Freedom From Fibroids
For 2 years, Mocha Anderson planned her entire life around the cantaloupe-sized fibroid growing in her uterus.
"Fibroids can take over, and mine took over," says Anderson, 49. "Now I'm free, and if I'd known, I'd have had them removed long ago!"
Fibroids are hard, compact, noncancerous tumors that can grow into the wall of the uterus. They can be as small as a pea or as large as a melon. For Anderson, they interfered constantly.
She lists the ways. Intimacy? Not with the bleeding, pain and belly bulge. Vacations? She was hesitant to schedule one because she never knew when the pain and bleeding might be especially bad. Cute pastel sundresses? Forget it.
"Every single time I wore white—guaranteed—somebody's tapping me on the shoulder to tell me I've bled through my clothes," she says. "Every. Single. Time."
A problem that grew too big to ignore
Fibroids are common. As many as 80% of women will have a fibroid by age 50. African-American women have an even higher chance of developing fibroids. Pain, heavy bleeding, bloating, increased urination, fertility problems and pain during sex are among the problems they can cause.
"They account for up to $9 billion in annual healthcare costs," says Kelly Wright, MD, a surgeon at the Cedars-Sinai Minimally Invasive Gynecologic Surgery Center. "They're a huge problem."
These tumors sometimes will shrink during menopause, or not cause symptoms. Women may choose to "watch and wait" before considering surgery. But for women with severe symptoms or fertility problems, surgery may be the best option.

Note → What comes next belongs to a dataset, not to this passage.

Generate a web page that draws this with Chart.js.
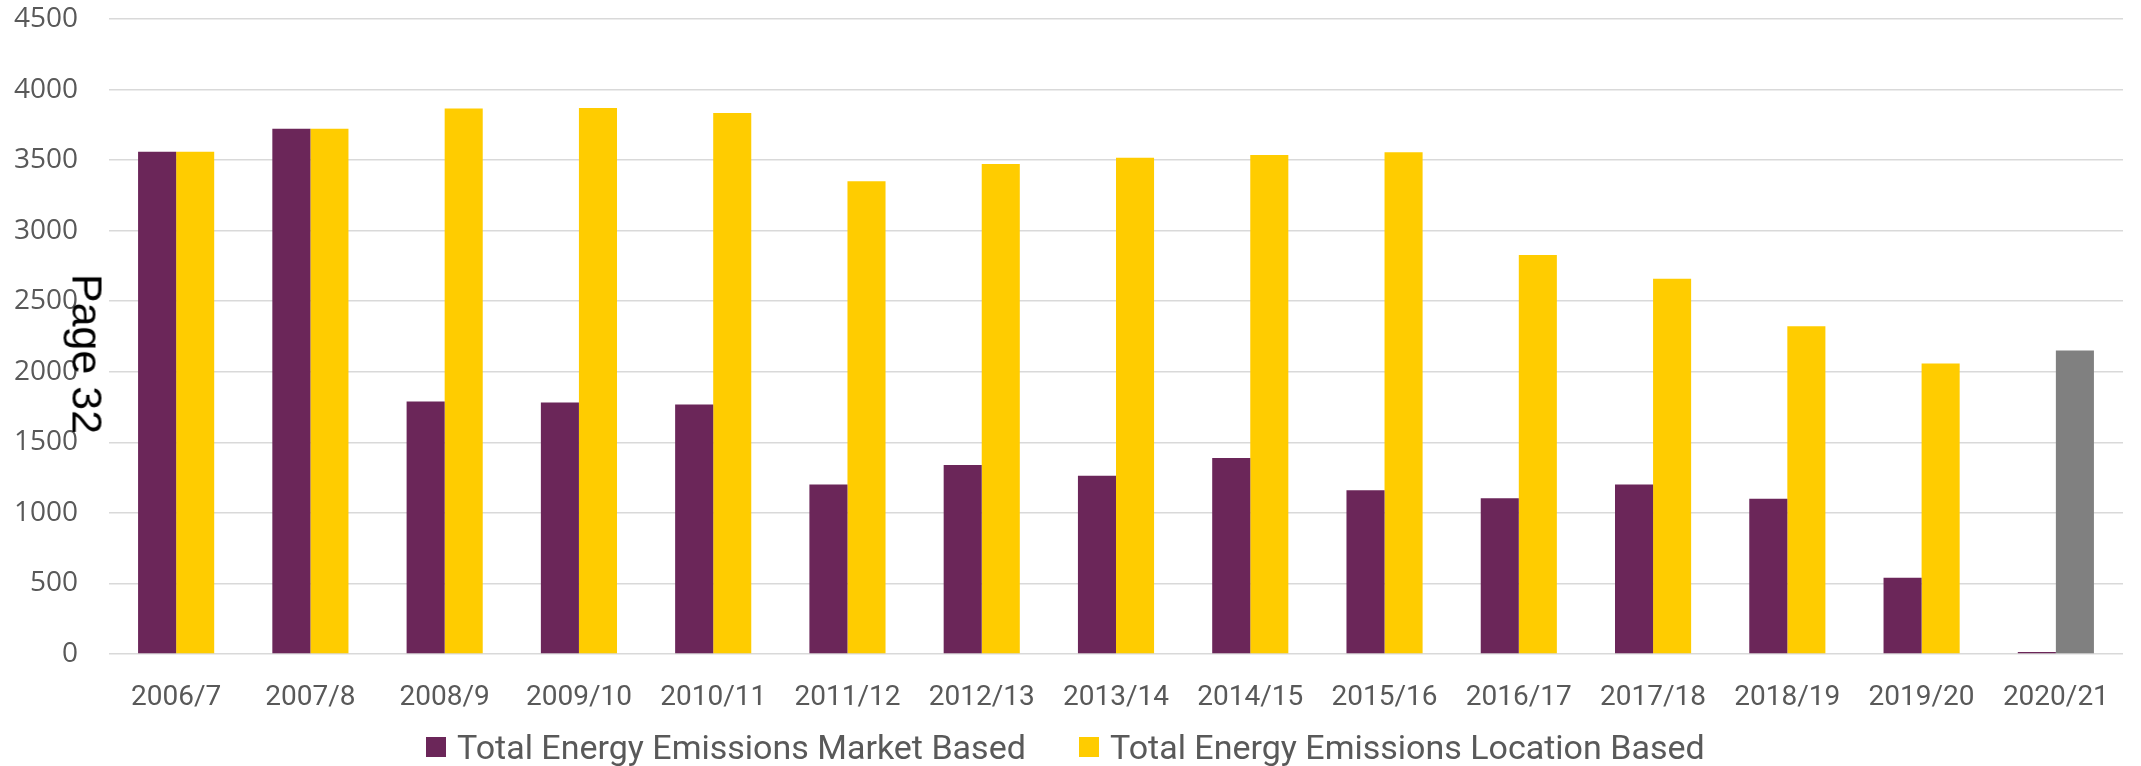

Anderson had put off considering surgery, hoping she'd be lucky and her fibroids would shrink as menopause approached. That's wasn't the case. Anderson's fibroid grew large enough that several times she was congratulated on being pregnant. Her clothes were tight, and the bleeding became more frequent and more severe. She decided she needed to talk to a doctor about surgery.
Anderson is no stranger to operating rooms. She's worked in them at Cedars-Sinai for 28 years as a surgical technician, preparing the OR for surgeries by making sure the tools were all there and everything was sterile. Being a patient herself, however, was new.
She told her doctor she wanted a minimally invasive hysterectomy, which would remove her uterus through several small incisions. Her doctor told her that her fibroids were too big, and she'd have to consider a traditional surgery that would leave a large scar across her stomach.
Seeking a second opinion
The news devastated her. She shared her disappointment with her co-workers, including a few surgeons, and was pointed toward Wright. Wright was confident after her appointment with Anderson that the surgery could be completed with small incisions.
"She just told me, 'Mocha, I've got you. I can do this,'" Anderson says.
Not every woman is a candidate for the minimally invasive approach, such as women who have certain types of cancer or are at high risk of cancer.
"Otherwise, it's a misconception that large fibroids can't be removed in a laparoscopic fashion, but many physicians don't feel comfortable taking out a large uterus this way," Wright says.
It's one reason she and her colleague Matthew T. Siedhoff, MD, started a fellowship to train other surgeons to do these surgeries safely and effectively.
In addition to less scarring, which was especially important to Anderson, minimally invasive surgeries often mean shorter recovery times. When Anderson woke up, she was expecting to head to a hospital room. Instead, she was allowed to go home the same day.
The word Anderson uses again and again when she talks about her life without fibroids is "free." Free to make plans. Free from pain and worry about the bleeding.